Bonding of natural rubber and epoxidized natural rubber to poly(ethylene terephthalate)

Hydrolysis of PET in aqueous NaOH was used to increase surface energy. Contact angle measurements were employed to characterize wettability of PET. Peel tests for natural rubber (NR) and epoxidized natural rubber (ENR), with a molar ratio of 25% or 50% of epoxide groups (ENR-25 and ENR-50), bonded to PET film were carried out at different peel rates and temperatures, and mastercurves were constructed. For uncrosslinked materials, at low peel rates, samples failed "cohesively" within the rubber. As peel rate increased, peel strength increased to a maximum. and fracture locus moved closer to the rubber-PET interface, followed by a sharp decrease, as failure became "interfacial" between rubber and PET. Near the transition, samples failed in a mixed mode manner for ENR, while NR showed stick-slip behavior. Hydrolyzed PET resulted in a higher percent cohesive failure in mixed mode failure for ENR, but, for NR, the transition peel rate was shifted to a higher value. When samples failed interfacially, hydrolyzed PET resulted in higher peel strength than untreated PET. Relative adhesion (hydrolyzed: untreated) for NR > ENR-25 > ENR-50. For crosslinked rubbers (0.95, 1.2 and 2.5 phr of crosslinking agent for NR, ENR-25 and ENR-50, respectively), failure was only interfacial.

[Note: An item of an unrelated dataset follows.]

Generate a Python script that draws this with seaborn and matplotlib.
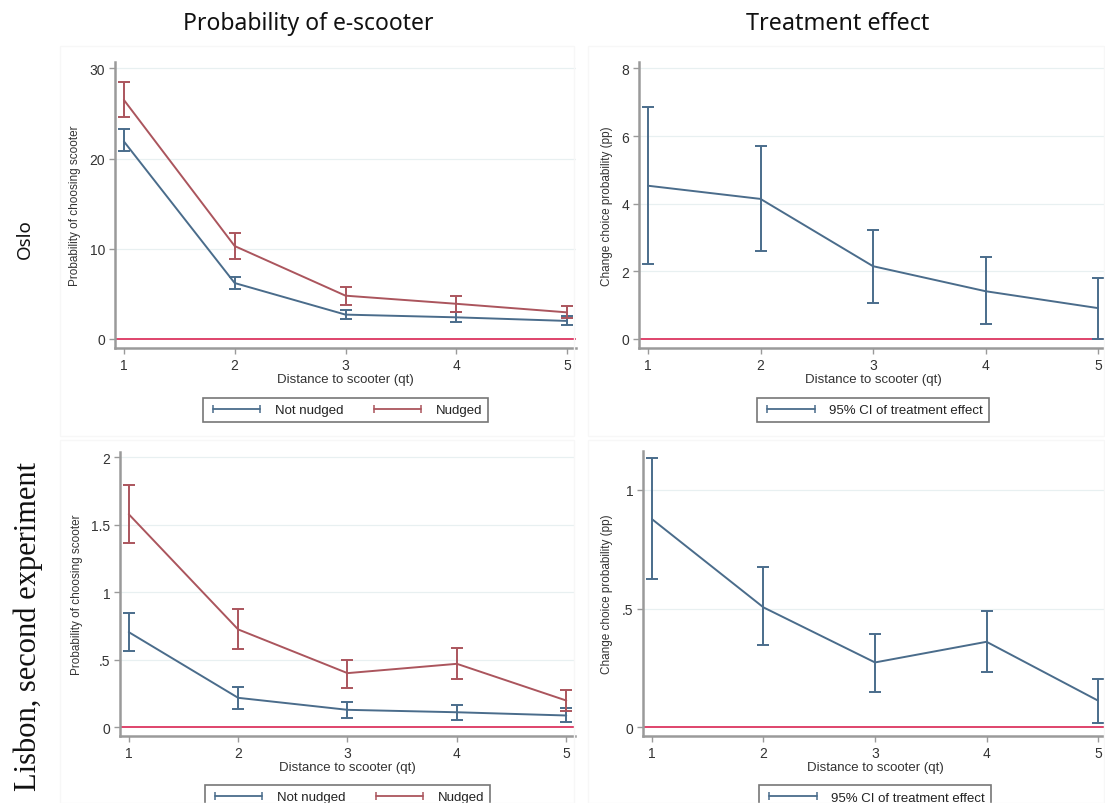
import matplotlib
matplotlib.use("Agg")
import matplotlib.pyplot as plt
import numpy as np
import pandas as pd
import seaborn as sns
from matplotlib.lines import Line2D
from matplotlib.patches import Rectangle

# ---- data -------------------------------------------------------------
distance = [1, 2, 3, 4, 5]

oslo_not_nudged = [21.9, 6.2, 2.7, 2.4, 2.0]
oslo_not_nudged_lo = [20.8, 5.5, 2.2, 1.9, 1.55]
oslo_not_nudged_hi = [23.3, 6.9, 3.2, 2.95, 2.5]
oslo_nudged = [26.5, 10.3, 4.8, 3.9, 2.95]
oslo_nudged_lo = [24.6, 8.9, 3.8, 2.95, 2.3]
oslo_nudged_hi = [28.5, 11.7, 5.8, 4.8, 3.7]
oslo_effect = [4.53, 4.14, 2.15, 1.41, 0.91]
oslo_effect_lo = [2.2, 2.61, 1.06, 0.44, 0.0]
oslo_effect_hi = [6.87, 5.71, 3.23, 2.43, 1.79]

lisbon_not_nudged = [0.705, 0.218, 0.129, 0.111, 0.087]
lisbon_not_nudged_lo = [0.564, 0.136, 0.067, 0.054, 0.037]
lisbon_not_nudged_hi = [0.847, 0.297, 0.186, 0.168, 0.141]
lisbon_nudged = [1.579, 0.725, 0.401, 0.470, 0.198]
lisbon_nudged_lo = [1.369, 0.582, 0.290, 0.359, 0.119]
lisbon_nudged_hi = [1.795, 0.874, 0.502, 0.587, 0.275]
lisbon_effect = [0.877, 0.505, 0.273, 0.360, 0.112]
lisbon_effect_lo = [0.624, 0.346, 0.150, 0.231, 0.017]
lisbon_effect_hi = [1.135, 0.677, 0.394, 0.488, 0.203]

column_titles = ["Probability of e-scooter", "Treatment effect"]
row_titles = ["Oslo", "Lisbon, second experiment"]
group_labels = ["Not nudged", "Nudged"]
effect_label = "95% CI of treatment effect"
x_label = "Distance to scooter (qt)"
prob_label = "Probability of choosing scooter"
effect_ylabel = "Change choice probability (pp)"

oslo_prob_ticks = [0, 10, 20, 30]
oslo_prob_ticklabels = ["0", "10", "20", "30"]
oslo_eff_ticks = [0, 2, 4, 6, 8]
oslo_eff_ticklabels = ["0", "2", "4", "6", "8"]
lisbon_prob_ticks = [0, 0.5, 1, 1.5, 2]
lisbon_prob_ticklabels = ["0", ".5", "1", "1.5", "2"]
lisbon_eff_ticks = [0, 0.5, 1]
lisbon_eff_ticklabels = ["0", ".5", "1"]

# ---- style ------------------------------------------------------------
sns.set_theme(style="white")
plt.rcParams["font.family"] = ["Liberation Sans", "DejaVu Sans"]

BLUE = "#4a6c8b"
RED = "#ab555d"
ZERO = "#dc3560"
SPINE = "#9a9a9a"
GRID = "#e8f0f1"
TEXT = "#333333"
HEAD_FONT = ["Noto Sans", "DejaVu Sans"]

W, H = 1105, 804
fig = plt.figure(figsize=(W / 100, H / 100), dpi=100)


def add_axes_px(left, top, right, bottom):
    return fig.add_axes([left / W, 1 - bottom / H, (right - left) / W, (bottom - top) / H])


# faint panel frames
for (l, t, r, b) in [(60, 47, 574, 437), (588, 47, 1104, 437),
                     (60, 441, 574, 804), (588, 441, 1104, 804)]:
    fig.patches.append(Rectangle((l / W, 1 - b / H), (r - l) / W, (b - t) / H,
                                 transform=fig.transFigure, fill=False,
                                 edgecolor="#f7f7f7", lw=1.0, zorder=0))


def style_axes(ax, ylim, ticks, ticklabels, ylabel):
    ax.set_xlim(0.92, 5.08)
    ax.set_ylim(*ylim)
    ax.set_xticks(distance)
    ax.set_xticklabels([str(d) for d in distance])
    ax.set_yticks(ticks)
    ax.set_yticklabels(ticklabels)
    for t in ticks:
        if t != 0:
            ax.axhline(t, color=GRID, lw=0.9, zorder=0)
    ax.axhline(0, color=ZERO, lw=1.3, zorder=1)
    for s in ["top", "right"]:
        ax.spines[s].set_visible(False)
    for s in ["left", "bottom"]:
        ax.spines[s].set_color(SPINE)
        ax.spines[s].set_linewidth(1.8)
    ax.tick_params(axis="both", which="major", direction="out", length=4, width=1,
                   color=SPINE, labelsize=10, labelcolor=TEXT, pad=3, left=True, bottom=True)
    ax.set_xlabel(x_label, fontsize=9.5, color=TEXT, labelpad=1)
    ax.set_ylabel(ylabel, fontsize=8.5, color=TEXT, labelpad=6)


def draw_series(ax, mid, lo, hi, color, name):
    df = pd.DataFrame({"distance": distance, "value": mid, "group": name})
    sns.lineplot(data=df, x="distance", y="value", color=color, lw=1.4, ax=ax,
                 legend=False, zorder=3)
    mid_a, lo_a, hi_a = np.array(mid), np.array(lo), np.array(hi)
    ax.errorbar(distance, mid_a, yerr=[mid_a - lo_a, hi_a - mid_a], fmt="none",
                ecolor=color, elinewidth=1.4, capsize=4, capthick=1.4, zorder=3)


def add_legend(ax, labels, colors, y):
    handles = [Line2D([0], [0], color=c, lw=1.3, marker="|", markersize=6,
                      markeredgewidth=1.1) for c in colors]
    leg = ax.legend(handles, labels, loc="upper center", bbox_to_anchor=(0.5, y),
                    ncol=len(labels), numpoints=2, frameon=True, fancybox=False,
                    edgecolor="#555555", fontsize=9.5, handlelength=4.2,
                    columnspacing=2.0, handletextpad=0.8, borderpad=0.45)
    leg.get_frame().set_linewidth(1.2)
    for t in leg.get_texts():
        t.set_color("#222222")


# ---- Oslo, probability --------------------------------------------------
ax1 = add_axes_px(115, 63, 576, 349)
draw_series(ax1, oslo_not_nudged, oslo_not_nudged_lo, oslo_not_nudged_hi, BLUE, group_labels[0])
draw_series(ax1, oslo_nudged, oslo_nudged_lo, oslo_nudged_hi, RED, group_labels[1])
style_axes(ax1, (-1.0, 30.7), oslo_prob_ticks, oslo_prob_ticklabels, prob_label)
add_legend(ax1, group_labels, [BLUE, RED], -0.152)

# ---- Oslo, treatment effect ---------------------------------------------
ax2 = add_axes_px(639, 63, 1107, 349)
draw_series(ax2, oslo_effect, oslo_effect_lo, oslo_effect_hi, BLUE, effect_label)
style_axes(ax2, (-0.27, 8.19), oslo_eff_ticks, oslo_eff_ticklabels, effect_ylabel)
add_legend(ax2, [effect_label], [BLUE], -0.152)

# ---- Lisbon, probability ------------------------------------------------
ax3 = add_axes_px(120, 453, 575, 737)
draw_series(ax3, lisbon_not_nudged, lisbon_not_nudged_lo, lisbon_not_nudged_hi, BLUE, group_labels[0])
draw_series(ax3, lisbon_nudged, lisbon_nudged_lo, lisbon_nudged_hi, RED, group_labels[1])
style_axes(ax3, (-0.065, 2.04), lisbon_prob_ticks, lisbon_prob_ticklabels, prob_label)
add_legend(ax3, group_labels, [BLUE, RED], -0.150)

# ---- Lisbon, treatment effect -------------------------------------------
ax4 = add_axes_px(643, 452, 1107, 737)
draw_series(ax4, lisbon_effect, lisbon_effect_lo, lisbon_effect_hi, BLUE, effect_label)
style_axes(ax4, (-0.037, 1.164), lisbon_eff_ticks, lisbon_eff_ticklabels, effect_ylabel)
add_legend(ax4, [effect_label], [BLUE], -0.150)

# ---- column and row headings --------------------------------------------
fig.text(308 / W, 1 - 24 / H, column_titles[0], ha="center", va="center",
         fontsize=16.5, family=HEAD_FONT, color="#111111")
fig.text(838 / W, 1 - 24 / H, column_titles[1], ha="center", va="center",
         fontsize=16.8, family=HEAD_FONT, color="#111111")
fig.text(25 / W, 1 - 239 / H, row_titles[0], ha="center", va="center", rotation=90,
         fontsize=13.5, family=HEAD_FONT, color="#111111")
fig.text(28 / W, 1 - 627 / H, row_titles[1], ha="center", va="center", rotation=90,
         fontsize=22, family=["Liberation Serif", "DejaVu Serif"], color="#111111")

fig.savefig("out.png", dpi=100, facecolor="white")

Peel strength decreased as temperature increased. At lower crosslinking agent concentration (1.25 phr for ENR-50), peel strength was less dependent on test temperature. At even lower concentration (0.475 phr for NR and 0.6 phr for both of the ENRs), as temperature increased, peel strength increased (up to 65 or 85°C) and then decreased at higher temperatures. It is thought that strain-induced crystallization caused the unusual behavior. Highly crosslinked NR (1.9 phr), in which crystallization was suppressed, showed a normal response.;The cohesive strength of uncrosslinked ENR-25 showed usual behavior. However, 0.6 and 1.2 phr peroxide crosslinked rubber had unusual behavior, similar to adhesion results for the 0.6 phr peroxide cured ENR. Dynamic mechanical analysis showed that 0.6 and 1.2 phr peroxide cured materials obeyed the WLF relation. Amorphous SBR with a wide range of crosslink densities did not show abnormal response of peel energies with changing temperature.